Although easily forgotten in the ensuing political firestorm, there's a reason that Democrats made the ACA such an early priority in the Obama administration: for decades the U.S. health care system had grown increasingly unmanageable. Depending on your perspective, many problems competed for priority, among them spiraling costs, a vast uninsured population, and a system with many fractured lines of authority
A flat return to the status-quo pre-2009 would invite all of these concerns back to the forefront.

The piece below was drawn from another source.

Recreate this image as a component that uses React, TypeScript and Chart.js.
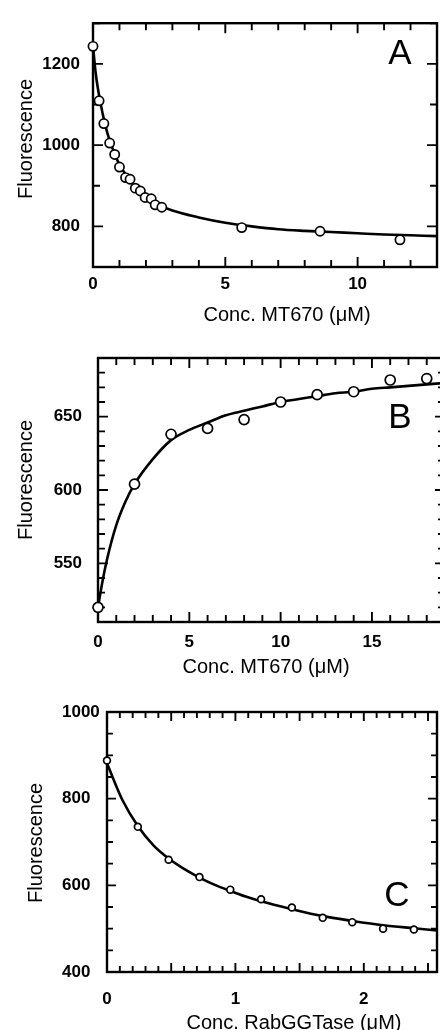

Despite more than 60 votes to repeal the ACA, Republicans have not yet put forth a bill that would replace it. As an opposition party, they had that luxury, but as the new majority, Republicans will face much more pressure to come forth with a positive agenda. The party doesn't have one, clear vision for health care reform, however. Leaders in the House, Senate and Trump administration all have floated different proposals at one time or another.
As Reynolds explained, whether the new Congress coalesces around its policy will be a major determinant in whether "replace" becomes a reality.
"How quickly they start to come together around a replacement plan would be a pretty big thing to watch," she said. "At this point Republicans don't have a consensus around what a replace plan would look like because, up until this point, they never had to."
"That will be a really important dynamic to watch," she added. "Much of the Republican party's reputation that they've built, certainly during the Obama years, is as an obstructive party. Mitch McConnell famously called it 'the party of no,' and the transition from being an obstruction party to being a governing party could be a challenge, particularly on some issues that voters care about."
Watch for the party to endorse one particular vision, such as Paul Ryan's proposal to replace guaranteed eligibility with continuity of coverage. Watch, too, for proposals that earnestly address the holes and shortcomings of any particular model it chooses. Engaging with problems, such as the historic unworkability of high risk pools or the race-to-the-bottom effect of cross state competition, will be strong indicators of legislation that the party intends to pass.
Incomplete proposals or impossible rhetoric (such as promises to deliver Americans' favorite parts of Obamacare with none of the law's regulation) will be signs that the party has no viable replacement model, potentially either delaying repeal or signaling an intent to return to a more pre-2009, free market approach.